*Set exercise*: Output all the entries word for word. Omit the pictures.

[Rows from a dataset of charts and code]
|---|
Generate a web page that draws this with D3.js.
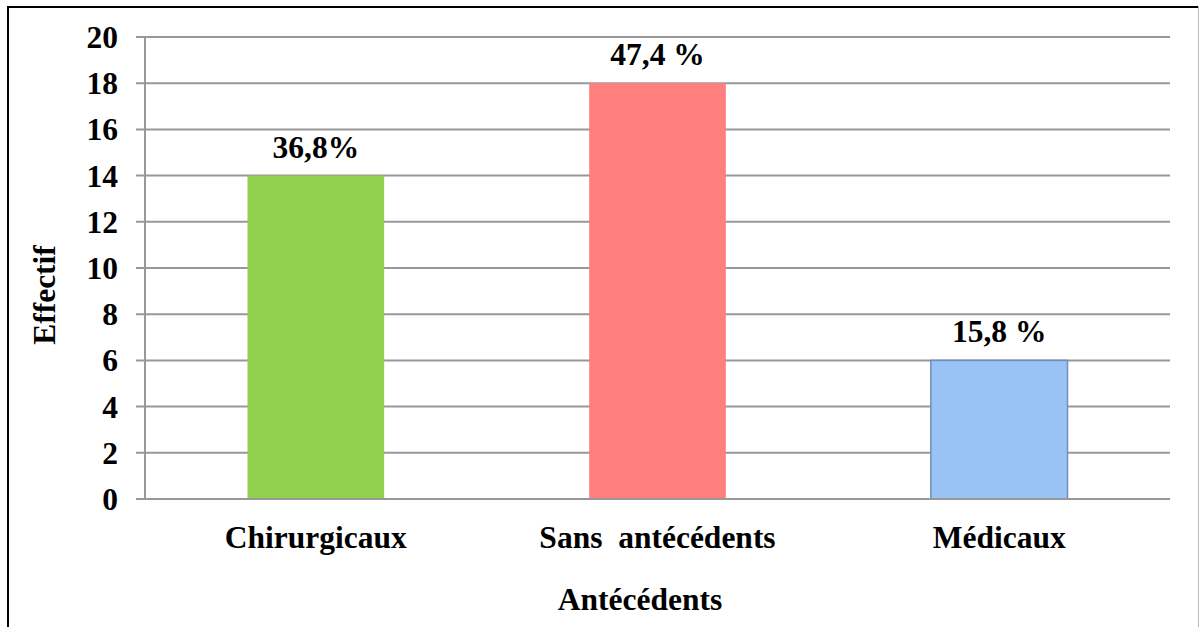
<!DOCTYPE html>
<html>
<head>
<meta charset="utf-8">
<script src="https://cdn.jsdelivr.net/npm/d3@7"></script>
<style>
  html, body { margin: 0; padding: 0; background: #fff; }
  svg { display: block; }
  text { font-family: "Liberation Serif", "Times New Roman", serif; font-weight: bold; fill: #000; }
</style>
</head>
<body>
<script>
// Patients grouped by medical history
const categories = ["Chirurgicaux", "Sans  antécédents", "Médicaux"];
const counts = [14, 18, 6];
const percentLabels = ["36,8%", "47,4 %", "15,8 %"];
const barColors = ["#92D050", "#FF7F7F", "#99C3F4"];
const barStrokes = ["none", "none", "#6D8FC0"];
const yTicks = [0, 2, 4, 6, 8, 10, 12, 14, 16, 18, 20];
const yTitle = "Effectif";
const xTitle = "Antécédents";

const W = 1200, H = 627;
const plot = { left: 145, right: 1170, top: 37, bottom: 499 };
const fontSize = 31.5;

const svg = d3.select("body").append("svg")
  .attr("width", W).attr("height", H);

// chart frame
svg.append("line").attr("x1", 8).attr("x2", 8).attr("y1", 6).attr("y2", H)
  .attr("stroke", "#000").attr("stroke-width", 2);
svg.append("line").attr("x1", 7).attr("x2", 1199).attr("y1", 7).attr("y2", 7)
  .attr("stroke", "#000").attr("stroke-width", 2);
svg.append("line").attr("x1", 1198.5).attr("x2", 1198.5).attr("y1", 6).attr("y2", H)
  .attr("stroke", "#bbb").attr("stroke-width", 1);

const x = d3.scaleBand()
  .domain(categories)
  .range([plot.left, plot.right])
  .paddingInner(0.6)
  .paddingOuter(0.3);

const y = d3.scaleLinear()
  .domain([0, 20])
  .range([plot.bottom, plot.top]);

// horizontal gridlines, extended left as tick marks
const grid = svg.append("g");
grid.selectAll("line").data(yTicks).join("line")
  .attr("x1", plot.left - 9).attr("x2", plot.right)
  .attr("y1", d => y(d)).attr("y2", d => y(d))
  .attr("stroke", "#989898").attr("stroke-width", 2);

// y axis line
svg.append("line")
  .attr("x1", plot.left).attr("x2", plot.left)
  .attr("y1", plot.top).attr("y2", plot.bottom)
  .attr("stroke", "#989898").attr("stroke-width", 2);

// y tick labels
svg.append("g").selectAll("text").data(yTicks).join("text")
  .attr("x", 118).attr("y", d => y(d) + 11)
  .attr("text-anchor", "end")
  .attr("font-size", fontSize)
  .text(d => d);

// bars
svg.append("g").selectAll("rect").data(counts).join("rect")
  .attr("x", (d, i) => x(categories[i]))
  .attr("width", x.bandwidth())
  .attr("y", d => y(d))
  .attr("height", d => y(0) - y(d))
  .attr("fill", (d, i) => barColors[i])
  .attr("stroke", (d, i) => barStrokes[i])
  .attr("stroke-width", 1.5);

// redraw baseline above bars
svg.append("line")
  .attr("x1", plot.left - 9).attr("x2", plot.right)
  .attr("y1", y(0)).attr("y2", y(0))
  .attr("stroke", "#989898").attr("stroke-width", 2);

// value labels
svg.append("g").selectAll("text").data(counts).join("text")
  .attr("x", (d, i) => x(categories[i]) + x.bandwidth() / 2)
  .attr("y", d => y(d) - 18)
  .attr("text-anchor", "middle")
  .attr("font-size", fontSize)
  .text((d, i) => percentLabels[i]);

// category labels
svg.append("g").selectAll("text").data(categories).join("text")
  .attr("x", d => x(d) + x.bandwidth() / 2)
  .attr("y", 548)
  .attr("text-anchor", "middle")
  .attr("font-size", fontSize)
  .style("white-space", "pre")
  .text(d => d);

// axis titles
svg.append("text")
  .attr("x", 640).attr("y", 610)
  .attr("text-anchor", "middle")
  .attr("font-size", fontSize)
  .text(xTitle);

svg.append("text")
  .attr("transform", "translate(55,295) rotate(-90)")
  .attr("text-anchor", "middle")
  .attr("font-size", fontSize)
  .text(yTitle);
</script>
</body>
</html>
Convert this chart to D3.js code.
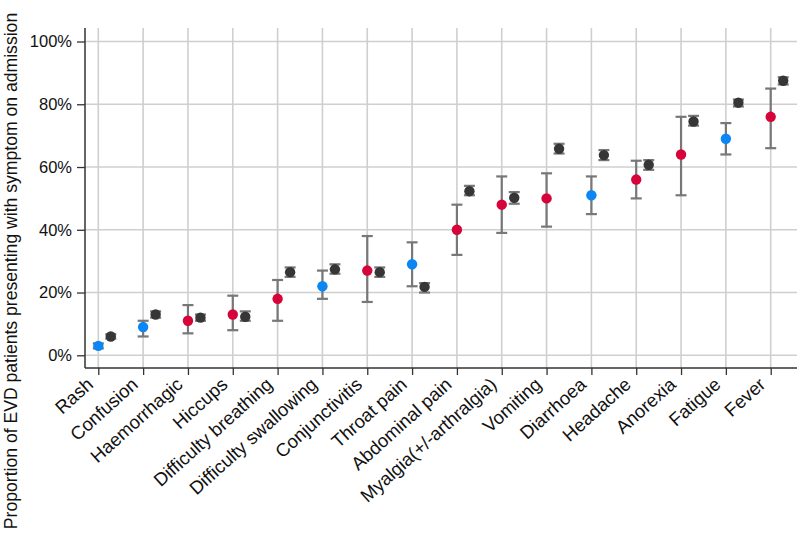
|---|
*Exercise result*:
Generate a web page that draws this with D3.js.
<!DOCTYPE html>
<html>
<head>
<meta charset="utf-8">
<script src="https://cdn.jsdelivr.net/npm/d3@7"></script>
<style>
  html, body { margin: 0; padding: 0; background: #fff; }
  svg { display: block; }
  text { font-family: "Liberation Serif", "Times New Roman", serif; font-weight: bold; fill: #000; }
</style>
</head>
<body>
<script>
// Patients grouped by medical history
const categories = ["Chirurgicaux", "Sans  antécédents", "Médicaux"];
const counts = [14, 18, 6];
const percentLabels = ["36,8%", "47,4 %", "15,8 %"];
const barColors = ["#92D050", "#FF7F7F", "#99C3F4"];
const barStrokes = ["none", "none", "#6D8FC0"];
const yTicks = [0, 2, 4, 6, 8, 10, 12, 14, 16, 18, 20];
const yTitle = "Effectif";
const xTitle = "Antécédents";

const W = 1200, H = 627;
const plot = { left: 145, right: 1170, top: 37, bottom: 499 };
const fontSize = 31.5;

const svg = d3.select("body").append("svg")
  .attr("width", W).attr("height", H);

// chart frame
svg.append("line").attr("x1", 8).attr("x2", 8).attr("y1", 6).attr("y2", H)
  .attr("stroke", "#000").attr("stroke-width", 2);
svg.append("line").attr("x1", 7).attr("x2", 1199).attr("y1", 7).attr("y2", 7)
  .attr("stroke", "#000").attr("stroke-width", 2);
svg.append("line").attr("x1", 1198.5).attr("x2", 1198.5).attr("y1", 6).attr("y2", H)
  .attr("stroke", "#bbb").attr("stroke-width", 1);

const x = d3.scaleBand()
  .domain(categories)
  .range([plot.left, plot.right])
  .paddingInner(0.6)
  .paddingOuter(0.3);

const y = d3.scaleLinear()
  .domain([0, 20])
  .range([plot.bottom, plot.top]);

// horizontal gridlines, extended left as tick marks
const grid = svg.append("g");
grid.selectAll("line").data(yTicks).join("line")
  .attr("x1", plot.left - 9).attr("x2", plot.right)
  .attr("y1", d => y(d)).attr("y2", d => y(d))
  .attr("stroke", "#989898").attr("stroke-width", 2);

// y axis line
svg.append("line")
  .attr("x1", plot.left).attr("x2", plot.left)
  .attr("y1", plot.top).attr("y2", plot.bottom)
  .attr("stroke", "#989898").attr("stroke-width", 2);

// y tick labels
svg.append("g").selectAll("text").data(yTicks).join("text")
  .attr("x", 118).attr("y", d => y(d) + 11)
  .attr("text-anchor", "end")
  .attr("font-size", fontSize)
  .text(d => d);

// bars
svg.append("g").selectAll("rect").data(counts).join("rect")
  .attr("x", (d, i) => x(categories[i]))
  .attr("width", x.bandwidth())
  .attr("y", d => y(d))
  .attr("height", d => y(0) - y(d))
  .attr("fill", (d, i) => barColors[i])
  .attr("stroke", (d, i) => barStrokes[i])
  .attr("stroke-width", 1.5);

// redraw baseline above bars
svg.append("line")
  .attr("x1", plot.left - 9).attr("x2", plot.right)
  .attr("y1", y(0)).attr("y2", y(0))
  .attr("stroke", "#989898").attr("stroke-width", 2);

// value labels
svg.append("g").selectAll("text").data(counts).join("text")
  .attr("x", (d, i) => x(categories[i]) + x.bandwidth() / 2)
  .attr("y", d => y(d) - 18)
  .attr("text-anchor", "middle")
  .attr("font-size", fontSize)
  .text((d, i) => percentLabels[i]);

// category labels
svg.append("g").selectAll("text").data(categories).join("text")
  .attr("x", d => x(d) + x.bandwidth() / 2)
  .attr("y", 548)
  .attr("text-anchor", "middle")
  .attr("font-size", fontSize)
  .style("white-space", "pre")
  .text(d => d);

// axis titles
svg.append("text")
  .attr("x", 640).attr("y", 610)
  .attr("text-anchor", "middle")
  .attr("font-size", fontSize)
  .text(xTitle);

svg.append("text")
  .attr("transform", "translate(55,295) rotate(-90)")
  .attr("text-anchor", "middle")
  .attr("font-size", fontSize)
  .text(yTitle);
</script>
</body>
</html>
Convert this chart to D3.js code.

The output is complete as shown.